Она целовала в дверях всех по очереди. Раздавленный Анатолий Васильевич в кресле стоял тут же рядом.
«А что, в общем-то нормальная такая семейка, - думала она, - бывают и хуже».
Отбывающие говорили добрые слова. Языки заплетались от выпитого, но все были милы.
- Валентина, а я рад познакомиться со своей сестрой, - сказал Григорий, стоя в дверях и долго не выпуская ее руку из ладоней.
Он прижался к ее щеке, развернулся и пошел на стоянку к своей машине.
Валентина почувствовала, что опять навернулись слезы. Брат был единственным человеком, который сейчас был ей нужен, несмотря на то, что, по сути, это незнакомец. Младшими братьями не становятся внезапно, просто поужинав вместе.
«Сколько лет может пройти, прежде чем мы станем хотя бы немного близкими?»

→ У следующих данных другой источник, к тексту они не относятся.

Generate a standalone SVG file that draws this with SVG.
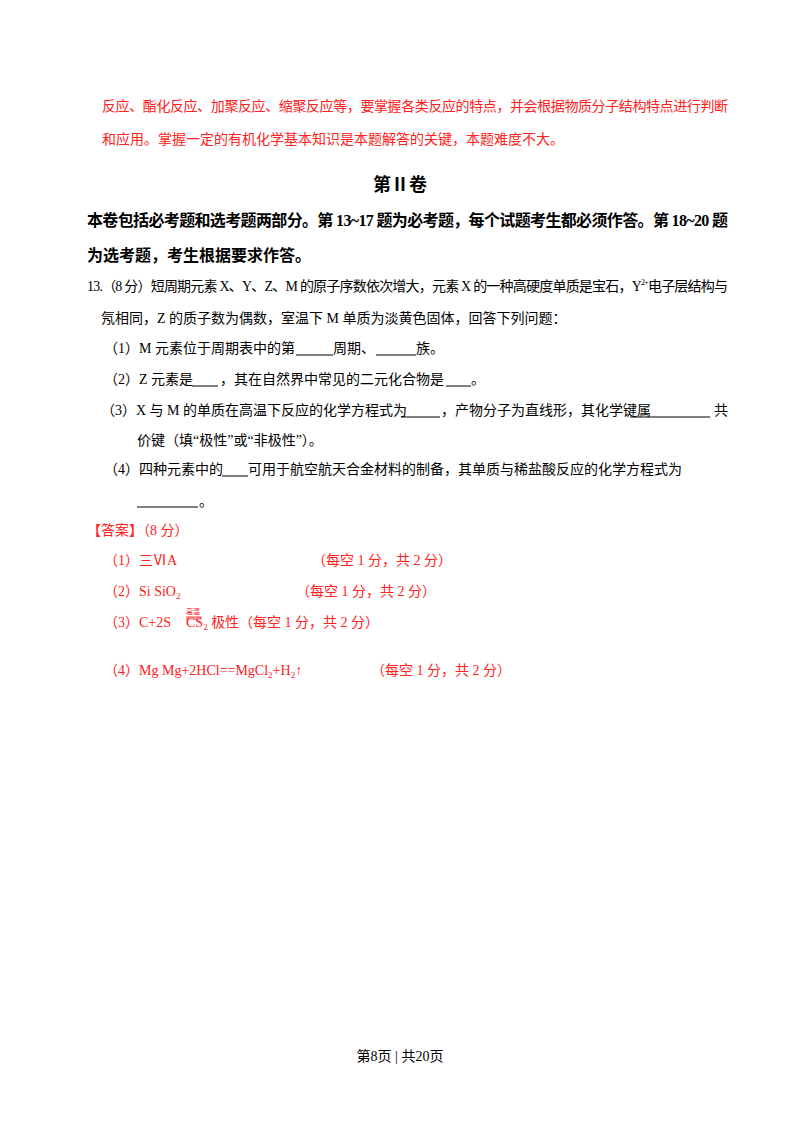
<svg xmlns="http://www.w3.org/2000/svg" width="800" height="1132" viewBox="0 0 800 1132">
<style>
text{font-family:"Liberation Serif","Noto Sans CJK SC",serif;font-size:14px;fill:#000}
.r{fill:#ff2020}
.b{font-weight:bold;font-size:16px}
.u{stroke:#000;stroke-width:1}
</style>
<rect width="800" height="1132" fill="#fff"/>
<text class="r" x="102" y="111" textLength="626" lengthAdjust="spacing">反应、酯化反应、加聚反应、缩聚反应等，要掌握各类反应的特点，并会根据物质分子结构特点进行判断</text>
<text class="r" x="102" y="144">和应用。掌握一定的有机化学基本知识是本题解答的关键，本题难度不大。</text>
<text x="400" y="191" text-anchor="middle" style="font-weight:bold;font-size:18px">第Ⅱ卷</text>
<text class="b" x="87" y="226" textLength="641" lengthAdjust="spacing">本卷包括必考题和选考题两部分。第 13~17 题为必考题，每个试题考生都必须作答。第 18~20 题</text>
<text class="b" x="87" y="261">为选考题，考生根据要求作答。</text>
<text x="87" y="291" textLength="641" lengthAdjust="spacing">13.（8 分）短周期元素 X、Y、Z、M 的原子序数依次增大，元素 X 的一种高硬度单质是宝石，Y<tspan font-size="8" dy="-6">2+</tspan><tspan dy="6">电子层结构与</tspan></text>
<text x="101" y="323">氖相同，Z 的质子数为偶数，室温下 M 单质为淡黄色固体，回答下列问题：</text>
<text x="104" y="353">（1）M 元素位于周期表中的第<tspan x="333">周期、</tspan><tspan x="416">族。</tspan></text>
<line class="u" x1="296" y1="355" x2="333" y2="355"/><line class="u" x1="376" y1="355" x2="416" y2="355"/>
<text x="104" y="384">（2）Z 元素是<tspan x="220">，其在自然界中常见的二元化合物是</tspan><tspan x="471">。</tspan></text>
<line class="u" x1="192" y1="386" x2="218" y2="386"/><line class="u" x1="446" y1="386" x2="471" y2="386"/>
<text x="101" y="415">（3）X 与 M 的单质在高温下反应的化学方程式为<tspan x="441">，产物分子为直线形，其化学键属</tspan><tspan x="714">共</tspan></text>
<line class="u" x1="401" y1="417" x2="440" y2="417"/><line class="u" x1="630" y1="417" x2="710" y2="417"/>
<text x="137" y="445">价键（填“极性”或“非极性”）。</text>
<text x="104" y="474">（4）四种元素中的<tspan x="248">可用于航空航天合金材料的制备，其单质与稀盐酸反应的化学方程式为</tspan></text>
<line class="u" x1="222" y1="476" x2="248" y2="476"/>
<line class="u" x1="137" y1="507" x2="198" y2="507"/>
<text x="199" y="506">。</text>
<text class="r" x="87" y="535">【答案】（8 分）</text>
<text class="r" x="104" y="565">（1）三ⅥA<tspan x="312">（每空 1 分，共 2 分）</tspan></text>
<text class="r" x="104" y="596">（2）Si  SiO<tspan font-size="9" dy="3">2</tspan><tspan x="296" dy="-3">（每空 1 分，共 2 分）</tspan></text>
<text class="r" x="104" y="627">（3）C+2S<tspan x="186" font-size="7" dy="-13">高温</tspan><tspan x="186" dy="13">CS</tspan><tspan font-size="9" dy="3">2</tspan><tspan dy="-3">  极性（每空 1 分，共 2 分）</tspan></text>
<line x1="186" y1="617" x2="201" y2="617" stroke="#ff2020" stroke-width="0.8"/>
<line x1="186" y1="619" x2="201" y2="619" stroke="#ff2020" stroke-width="0.8"/>
<text class="r" x="104" y="675">（4）Mg   Mg+2HCl==MgCl<tspan font-size="9" dy="3">2</tspan><tspan dy="-3">+H</tspan><tspan font-size="9" dy="3">2</tspan><tspan dy="-3">↑</tspan><tspan x="371">（每空 1 分，共 2 分）</tspan></text>
<text x="400" y="1061" text-anchor="middle" font-size="13">第8页  | 共20页</text>
</svg>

Она стояла на крыльце и смотрела ему вслед.  От накатившей грусти и злости она толкнула кресло с Анатолием Васильевичем, не глядя, как он врезался в стену в прихожей.
Григорий вдруг развернулся, снова подошел к ней:
- Не стоит убивать этого старого козла, - она удивленно приоткрыла рот. – Ведь я только-только обрел сестру и не хотел бы снова потерять.